The problem is political: how great is the influence of Botnia-UPM in Uruguay said Timerman in reference to the latest dispute following the Uruguayan government decision authorizing the pulp mill to increase its annual production and which triggered the current situation.
Timerman added that Argentina has no problems with Uruguay, but we believe Botnia-UPM must adjust to all of the River Uruguay statute rulings, which are very clear regarding contamination and that is the responsibility of the Uruguayan government, but we haven't been able to advance at all in this field in the last four years.
The minister pointed out that Argentina had exhausted all possibilities of continuing with dialogue, mainly because of the unilateral brash decision by Uruguay authorizing the increase of production with no previous notice.
The news took the government of President Cristina Fernandez by surprise and strangely enough happened one or two days following the visit of an important Finnish minister to Montevideo where he met with top authorities. This is also really surprising, said Timerman.
He added that Uruguayan authorities have repeatedly denied information on the UPM-Botnia situation. Access to the plant is very strict and inspectors are prevented from random visits. Any such visit must be advanced with an anticipation of 10 to 15 days.

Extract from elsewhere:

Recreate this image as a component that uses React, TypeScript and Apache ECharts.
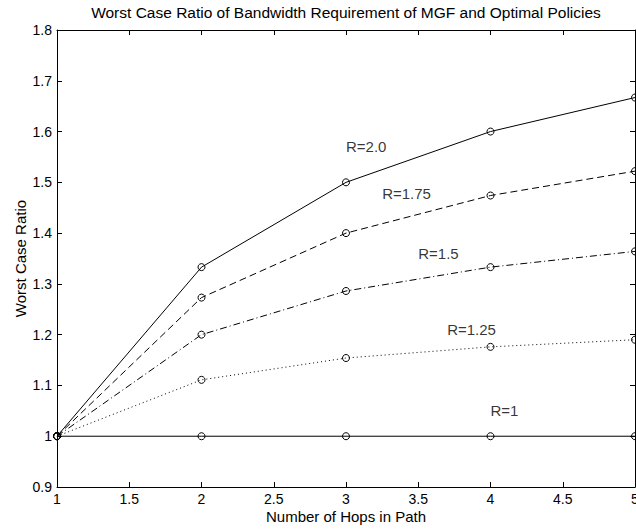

We will take all the necessary measures we consider we must take given this situation, concluded Timerman.
Uruguayan authorities insist they informed the Argentine government of the production increase authorization and the higher environmental conditions imposed on the pulp mill.
Argentina reacted to the production increase announcement describing it as an unfriendly act and anticipated it would take the case again to the International Court of The Hague, plus 'reassess' all bilateral relations at all levels.